From: Mark Hounschell
Date: Tue Nov 22 2016 - 14:54:13 EST


On 11/22/2016 03:45 AM, Joerg Roedel wrote:
On Mon, Nov 21, 2016 at 04:47:59PM -0500, Mark Hounschell wrote:
OK, I did get this message before the reported BUG message.

gpiohsd gpiohsd: DMA-API: device driver tries to free DMA memory it has not allocated [device address=0xffffffffffee8000] [size=8192 bytes]

But I've verified that the dma_addr_t that I get for the alloc, and
also use for the free is 0x00000000ffee8000 in this case? Is device
"address=0xffffffffffee8000" in that message a bug in the message or
do we have a sign extended address problem? It seems strange to me,
I've never seen a dma_addr_t given, when using the iommu, that
high. In the past I've seen them as usually 0x00xxxxxx?
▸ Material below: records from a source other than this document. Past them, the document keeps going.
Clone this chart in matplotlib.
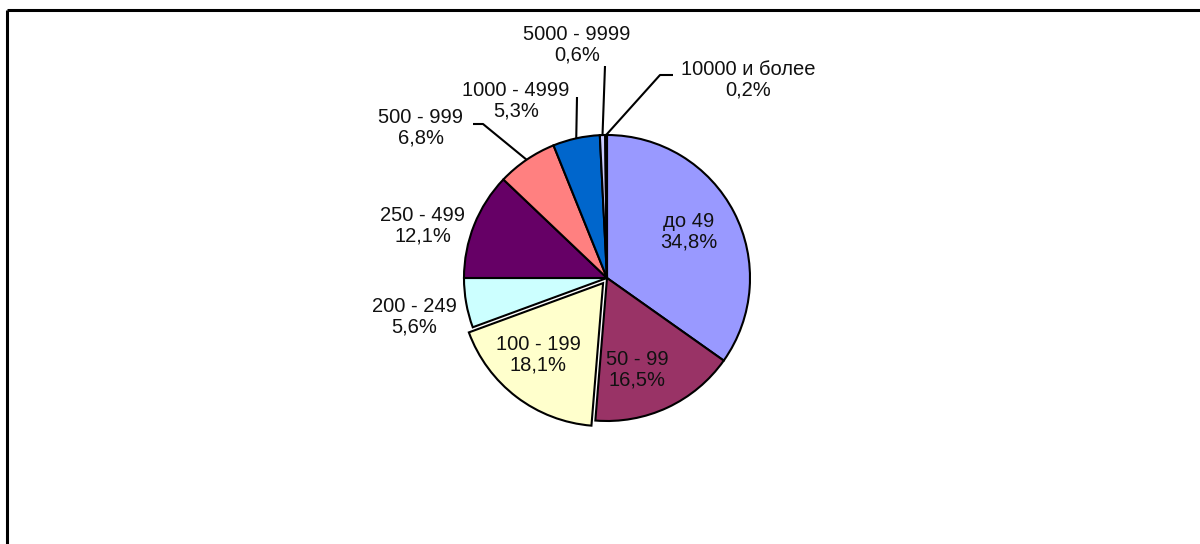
import matplotlib
matplotlib.use("Agg")
import matplotlib.pyplot as plt
import numpy as np

categories = ["до 49", "50 - 99", "100 - 199", "200 - 249", "250 - 499",
              "500 - 999", "1000 - 4999", "5000 - 9999", "10000 и более"]
values = [34.8, 16.5, 18.1, 5.6, 12.1, 6.8, 5.3, 0.6, 0.2]
pct_labels = ["34,8%", "16,5%", "18,1%", "5,6%", "12,1%", "6,8%", "5,3%", "0,6%", "0,2%"]
colors = ["#9999FF", "#993366", "#FFFFCC", "#CCFFFF", "#660066",
          "#FF8080", "#0066CC", "#CCCCFF", "#FFFFFF"]
explode_frac = [0, 0, 0.045, 0, 0, 0, 0, 0, 0]

W, H = 1200, 544
fig = plt.figure(figsize=(W / 100, H / 100), dpi=100)
ax = fig.add_axes([0, 0, 1, 1])

cx, cy, R = 607, H - 278, 143
# matplotlib's explode offset is in data units, so scale by radius
wedges, _ = ax.pie(values, colors=colors, explode=[e * R for e in explode_frac],
                   startangle=90, counterclock=False, center=(cx, cy), radius=R,
                   wedgeprops=dict(edgecolor="black", linewidth=1.5))
ax.set_xlim(0, W)
ax.set_ylim(0, H)
ax.set_aspect("equal")
ax.axis("off")

font = dict(family=["Liberation Sans", "DejaVu Sans"], fontsize=14.5,
            ha="center", va="center", linespacing=1.12, color="#111111")

# label positions (pixel layout, y from top)
label_pos = [(689, 232), (637, 370), (538, 355), (414, 317), (423, 226),
             (421, 128), (516, 101), (577, 45), (748, 80)]
for name, pct, (x, y) in zip(categories, pct_labels, label_pos):
    ax.text(x, H - y, f"{name}\n{pct}", **font)

# leader lines: from wedge midpoint on the rim to elbow points
def rim_point(i):
    w = wedges[i]
    th = np.deg2rad((w.theta1 + w.theta2) / 2)
    return (w.center[0] + R * np.cos(th), w.center[1] + R * np.sin(th))

leaders = {5: [(483, 124), (473, 124)],
           6: [(577, 97)],
           7: [(605, 66)],
           8: [(660, 75), (673, 75)]}
for i, pts in leaders.items():
    x0, y0 = rim_point(i)
    xs = [x0] + [p[0] for p in pts]
    ys = [y0] + [H - p[1] for p in pts]
    ax.plot(xs, ys, color="black", linewidth=1.5, solid_capstyle="butt")

# frame lines (top and left)
ax.plot([7, W], [H - 10, H - 10], color="black", linewidth=2.2, solid_capstyle="butt")
ax.plot([7, 7], [H - 10, 0], color="black", linewidth=2.2, solid_capstyle="butt")

fig.savefig("out.png", dpi=100, facecolor="white")
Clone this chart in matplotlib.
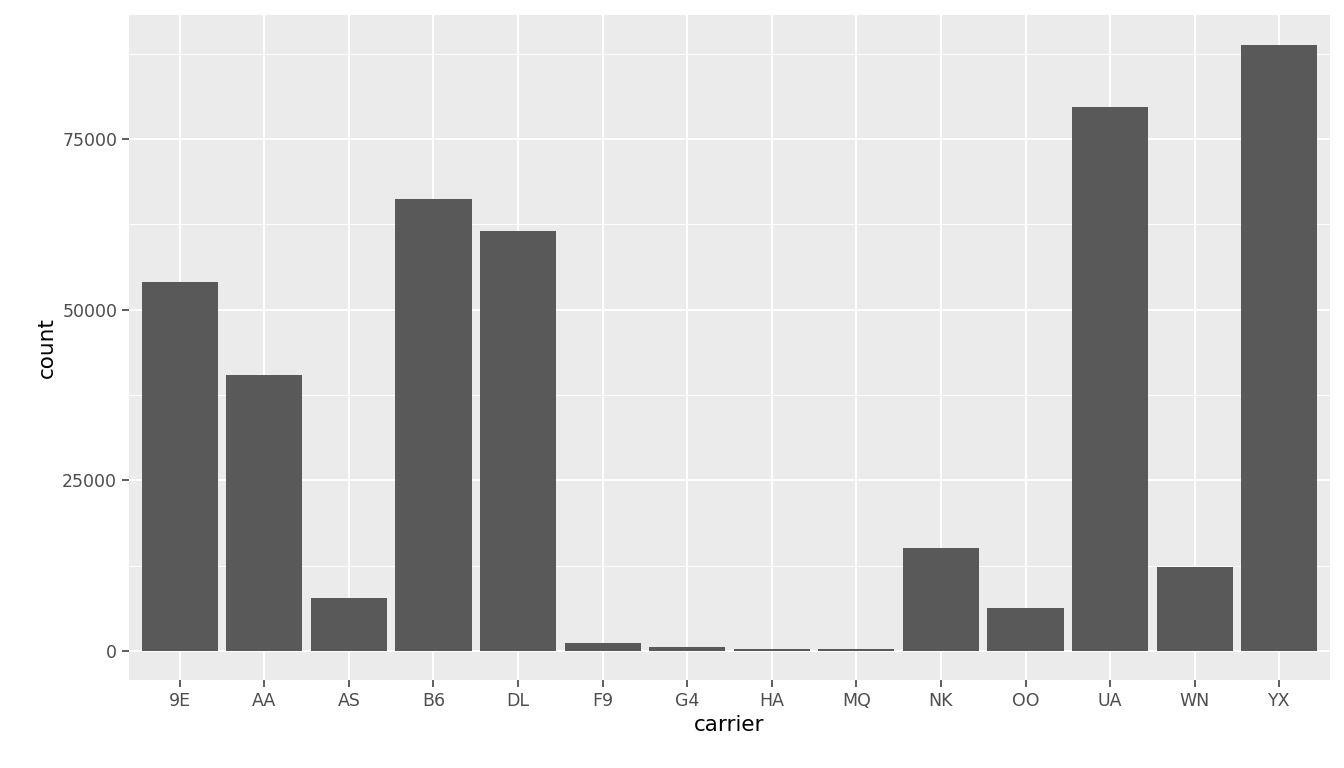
import matplotlib
matplotlib.use("Agg")
import matplotlib.pyplot as plt
from matplotlib.ticker import MultipleLocator

carriers = ["9E","AA","AS","B6","DL","F9","G4","HA","MQ","NK","OO","UA","WN","YX"]
counts = [54100, 40400, 7750, 66200, 61500, 1170, 600, 300, 350, 15100, 6300, 79700, 12300, 88800]

fig = plt.figure(figsize=(13.44, 7.68), dpi=100)
ax = fig.add_axes([129/1344, 88/768, (1330-129)/1344, (680-15)/768])
ax.set_facecolor("#EBEBEB")
x = range(len(carriers))
ax.bar(x, counts, width=0.9, color="#595959", zorder=3)
ax.set_xlim(-0.6, len(carriers) - 0.4)
ax.set_ylim(-4250, 93200)
ax.yaxis.set_major_locator(MultipleLocator(25000))
ax.yaxis.set_minor_locator(MultipleLocator(12500))
ax.set_xticks(list(x))
ax.set_xticklabels(carriers)
ax.grid(which="major", color="white", linewidth=1.4, zorder=0)
ax.grid(which="minor", axis="y", color="white", linewidth=0.7, zorder=0)
for s in ax.spines.values():
    s.set_visible(False)
ax.tick_params(which="major", colors="#333333", length=5, width=1.1, labelsize=12.5, labelcolor="#4D4D4D")
ax.tick_params(which="minor", length=0)
ax.set_xlabel("carrier", fontsize=15.5)
ax.set_ylabel("count", fontsize=15.5)
fig.savefig("out.png", dpi=100)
I have also verified that simply changing from
pci_alloc/free_consistent to the newer DMA API fixes my issue and I
get no such messages.

Yes, this looks like a sign-extension bug somewhere. But its not in the
amd-iommu driver, because dma-debug also sees it. And from what I can
tell the dma-api interface seems to be fine. It consistently uses
dma_addr_t to pass these values around.

Where can I find the source of the failing code? I need exactly the code
version that triggers the problem.



I certainly don't have a problem sending you the code but I'm sure you have better things to do than scour over some out of kernel GPL driver code. I see many many users of pci_alloc/free in kernel so it can't be broken as badly as it appears to me here. I'm going to just go ahead and convert this section of code to use the newer DMA API and be done with it.

It appears pci_alloc/free_consistent is going to be removed completely soon anyway.

Thanks
Mark